* EXERCISE:
Set down every entry again word for word, please, but skip the pictures.

* Source code of charts:
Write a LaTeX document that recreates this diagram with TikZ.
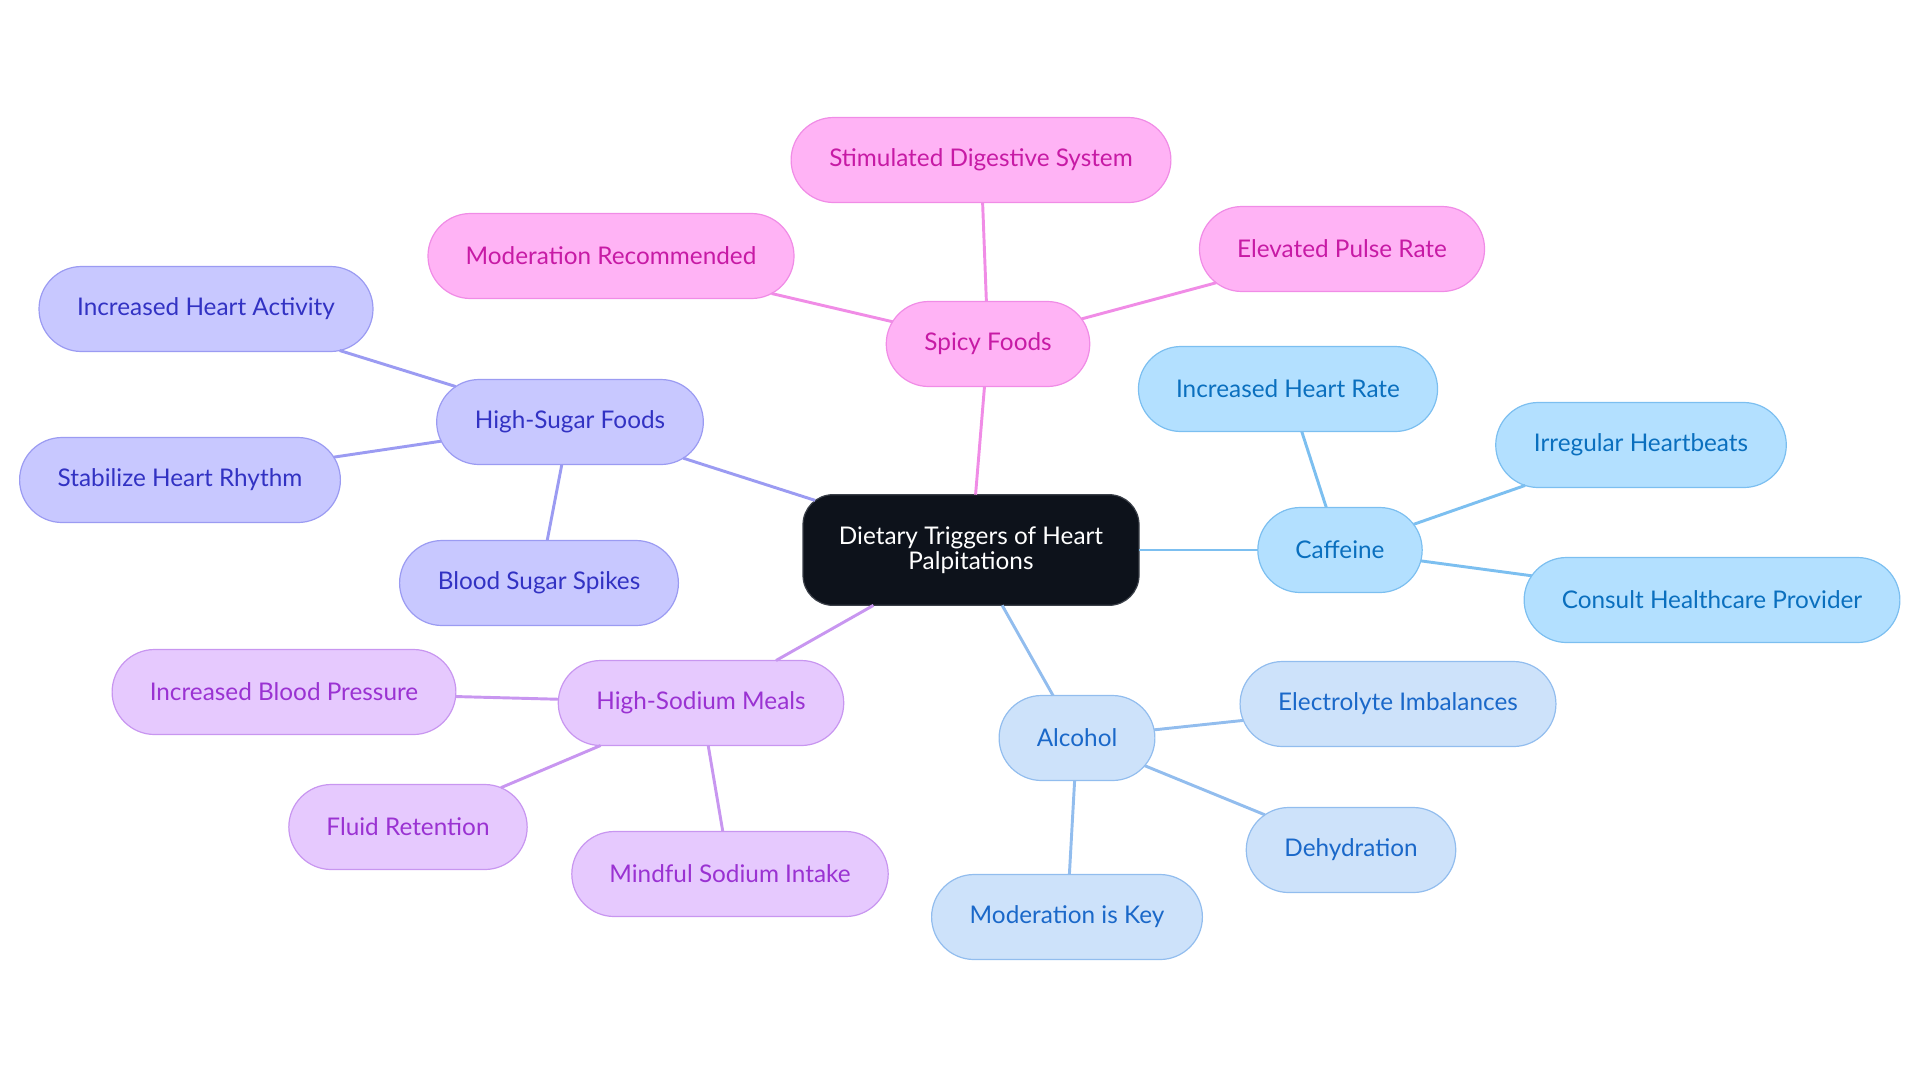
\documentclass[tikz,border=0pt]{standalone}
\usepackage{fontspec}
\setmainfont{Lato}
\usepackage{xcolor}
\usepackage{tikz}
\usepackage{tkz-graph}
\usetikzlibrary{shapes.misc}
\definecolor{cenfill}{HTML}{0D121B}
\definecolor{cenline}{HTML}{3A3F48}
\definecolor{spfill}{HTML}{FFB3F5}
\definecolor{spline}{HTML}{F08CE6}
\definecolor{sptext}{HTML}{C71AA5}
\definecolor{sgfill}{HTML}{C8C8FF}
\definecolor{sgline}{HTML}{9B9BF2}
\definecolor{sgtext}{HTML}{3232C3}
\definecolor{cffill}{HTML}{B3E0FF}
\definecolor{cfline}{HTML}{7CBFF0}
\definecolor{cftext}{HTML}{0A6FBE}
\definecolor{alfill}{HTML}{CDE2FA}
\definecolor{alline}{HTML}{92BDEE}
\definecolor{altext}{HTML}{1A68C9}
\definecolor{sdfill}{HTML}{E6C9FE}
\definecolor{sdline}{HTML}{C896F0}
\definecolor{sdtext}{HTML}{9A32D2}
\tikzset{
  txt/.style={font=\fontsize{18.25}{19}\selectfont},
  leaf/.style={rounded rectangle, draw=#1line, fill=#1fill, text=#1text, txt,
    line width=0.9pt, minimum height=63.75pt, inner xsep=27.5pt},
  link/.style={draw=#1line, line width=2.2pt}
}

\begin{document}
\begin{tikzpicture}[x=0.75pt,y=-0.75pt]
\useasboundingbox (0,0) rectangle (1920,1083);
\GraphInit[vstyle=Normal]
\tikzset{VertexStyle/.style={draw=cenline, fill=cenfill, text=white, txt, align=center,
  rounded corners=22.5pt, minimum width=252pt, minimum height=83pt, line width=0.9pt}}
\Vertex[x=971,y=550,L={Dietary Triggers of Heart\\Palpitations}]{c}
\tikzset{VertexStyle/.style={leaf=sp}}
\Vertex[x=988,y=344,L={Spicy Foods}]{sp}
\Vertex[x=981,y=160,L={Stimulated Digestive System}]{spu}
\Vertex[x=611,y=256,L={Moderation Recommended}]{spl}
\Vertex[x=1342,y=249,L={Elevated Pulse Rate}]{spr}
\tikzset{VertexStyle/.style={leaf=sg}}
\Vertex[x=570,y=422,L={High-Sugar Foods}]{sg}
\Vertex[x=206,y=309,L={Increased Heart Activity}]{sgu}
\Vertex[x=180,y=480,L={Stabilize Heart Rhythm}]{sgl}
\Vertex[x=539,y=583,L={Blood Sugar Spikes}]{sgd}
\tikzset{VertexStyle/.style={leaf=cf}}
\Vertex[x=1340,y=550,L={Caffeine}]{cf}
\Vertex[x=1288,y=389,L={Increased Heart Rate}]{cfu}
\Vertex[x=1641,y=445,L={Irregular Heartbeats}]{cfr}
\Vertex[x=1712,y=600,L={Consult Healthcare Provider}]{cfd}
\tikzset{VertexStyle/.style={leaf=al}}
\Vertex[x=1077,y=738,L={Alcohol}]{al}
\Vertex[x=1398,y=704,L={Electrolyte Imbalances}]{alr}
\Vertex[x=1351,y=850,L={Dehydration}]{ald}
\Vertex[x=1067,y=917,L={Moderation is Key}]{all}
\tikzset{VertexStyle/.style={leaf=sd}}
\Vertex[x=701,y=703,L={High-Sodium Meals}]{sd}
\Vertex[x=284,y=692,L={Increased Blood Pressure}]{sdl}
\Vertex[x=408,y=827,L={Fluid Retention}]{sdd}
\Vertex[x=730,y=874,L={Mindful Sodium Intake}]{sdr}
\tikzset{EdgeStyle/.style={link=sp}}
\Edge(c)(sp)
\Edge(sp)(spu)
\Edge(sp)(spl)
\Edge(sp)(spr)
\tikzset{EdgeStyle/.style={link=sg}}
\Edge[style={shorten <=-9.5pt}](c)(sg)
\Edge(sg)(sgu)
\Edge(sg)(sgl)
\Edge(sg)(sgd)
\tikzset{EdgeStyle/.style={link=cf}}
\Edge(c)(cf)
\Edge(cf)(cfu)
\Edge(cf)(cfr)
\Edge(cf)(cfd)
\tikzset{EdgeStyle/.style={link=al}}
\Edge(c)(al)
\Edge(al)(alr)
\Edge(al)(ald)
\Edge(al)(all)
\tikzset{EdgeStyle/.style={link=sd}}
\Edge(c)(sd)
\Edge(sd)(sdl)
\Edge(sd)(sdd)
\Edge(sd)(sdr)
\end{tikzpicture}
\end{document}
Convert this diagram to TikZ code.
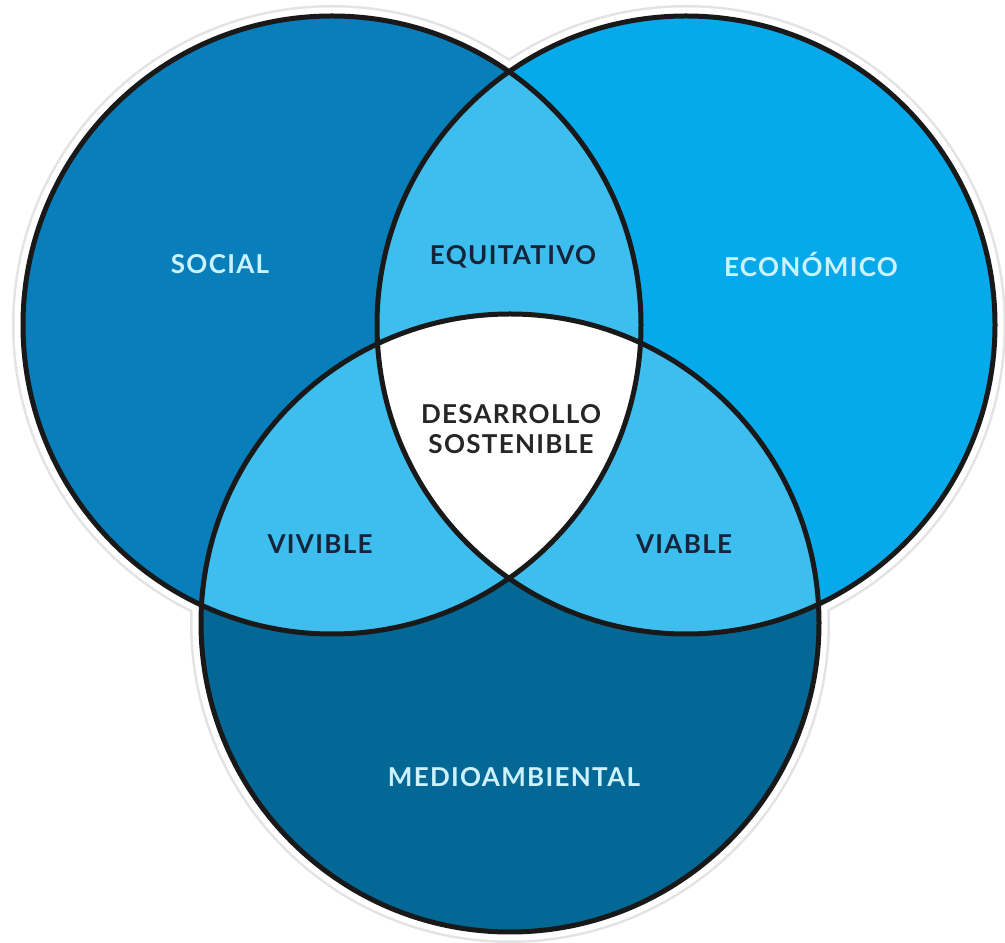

* THE COMPLETED TASK:
Write a LaTeX document that recreates this diagram with TikZ.
\documentclass[tikz,border=0pt]{standalone}
\usepackage{fontspec}
\setmainfont{Lato}
\usepackage{xcolor}
\usepackage{tikz}
\usepackage{tkz-graph}
\usetikzlibrary{shapes.misc}
\definecolor{cenfill}{HTML}{0D121B}
\definecolor{cenline}{HTML}{3A3F48}
\definecolor{spfill}{HTML}{FFB3F5}
\definecolor{spline}{HTML}{F08CE6}
\definecolor{sptext}{HTML}{C71AA5}
\definecolor{sgfill}{HTML}{C8C8FF}
\definecolor{sgline}{HTML}{9B9BF2}
\definecolor{sgtext}{HTML}{3232C3}
\definecolor{cffill}{HTML}{B3E0FF}
\definecolor{cfline}{HTML}{7CBFF0}
\definecolor{cftext}{HTML}{0A6FBE}
\definecolor{alfill}{HTML}{CDE2FA}
\definecolor{alline}{HTML}{92BDEE}
\definecolor{altext}{HTML}{1A68C9}
\definecolor{sdfill}{HTML}{E6C9FE}
\definecolor{sdline}{HTML}{C896F0}
\definecolor{sdtext}{HTML}{9A32D2}
\tikzset{
  txt/.style={font=\fontsize{18.25}{19}\selectfont},
  leaf/.style={rounded rectangle, draw=#1line, fill=#1fill, text=#1text, txt,
    line width=0.9pt, minimum height=63.75pt, inner xsep=27.5pt},
  link/.style={draw=#1line, line width=2.2pt}
}

\begin{document}
\begin{tikzpicture}[x=0.75pt,y=-0.75pt]
\useasboundingbox (0,0) rectangle (1920,1083);
\GraphInit[vstyle=Normal]
\tikzset{VertexStyle/.style={draw=cenline, fill=cenfill, text=white, txt, align=center,
  rounded corners=22.5pt, minimum width=252pt, minimum height=83pt, line width=0.9pt}}
\Vertex[x=971,y=550,L={Dietary Triggers of Heart\\Palpitations}]{c}
\tikzset{VertexStyle/.style={leaf=sp}}
\Vertex[x=988,y=344,L={Spicy Foods}]{sp}
\Vertex[x=981,y=160,L={Stimulated Digestive System}]{spu}
\Vertex[x=611,y=256,L={Moderation Recommended}]{spl}
\Vertex[x=1342,y=249,L={Elevated Pulse Rate}]{spr}
\tikzset{VertexStyle/.style={leaf=sg}}
\Vertex[x=570,y=422,L={High-Sugar Foods}]{sg}
\Vertex[x=206,y=309,L={Increased Heart Activity}]{sgu}
\Vertex[x=180,y=480,L={Stabilize Heart Rhythm}]{sgl}
\Vertex[x=539,y=583,L={Blood Sugar Spikes}]{sgd}
\tikzset{VertexStyle/.style={leaf=cf}}
\Vertex[x=1340,y=550,L={Caffeine}]{cf}
\Vertex[x=1288,y=389,L={Increased Heart Rate}]{cfu}
\Vertex[x=1641,y=445,L={Irregular Heartbeats}]{cfr}
\Vertex[x=1712,y=600,L={Consult Healthcare Provider}]{cfd}
\tikzset{VertexStyle/.style={leaf=al}}
\Vertex[x=1077,y=738,L={Alcohol}]{al}
\Vertex[x=1398,y=704,L={Electrolyte Imbalances}]{alr}
\Vertex[x=1351,y=850,L={Dehydration}]{ald}
\Vertex[x=1067,y=917,L={Moderation is Key}]{all}
\tikzset{VertexStyle/.style={leaf=sd}}
\Vertex[x=701,y=703,L={High-Sodium Meals}]{sd}
\Vertex[x=284,y=692,L={Increased Blood Pressure}]{sdl}
\Vertex[x=408,y=827,L={Fluid Retention}]{sdd}
\Vertex[x=730,y=874,L={Mindful Sodium Intake}]{sdr}
\tikzset{EdgeStyle/.style={link=sp}}
\Edge(c)(sp)
\Edge(sp)(spu)
\Edge(sp)(spl)
\Edge(sp)(spr)
\tikzset{EdgeStyle/.style={link=sg}}
\Edge[style={shorten <=-9.5pt}](c)(sg)
\Edge(sg)(sgu)
\Edge(sg)(sgl)
\Edge(sg)(sgd)
\tikzset{EdgeStyle/.style={link=cf}}
\Edge(c)(cf)
\Edge(cf)(cfu)
\Edge(cf)(cfr)
\Edge(cf)(cfd)
\tikzset{EdgeStyle/.style={link=al}}
\Edge(c)(al)
\Edge(al)(alr)
\Edge(al)(ald)
\Edge(al)(all)
\tikzset{EdgeStyle/.style={link=sd}}
\Edge(c)(sd)
\Edge(sd)(sdl)
\Edge(sd)(sdd)
\Edge(sd)(sdr)
\end{tikzpicture}
\end{document}
Convert this diagram to TikZ code.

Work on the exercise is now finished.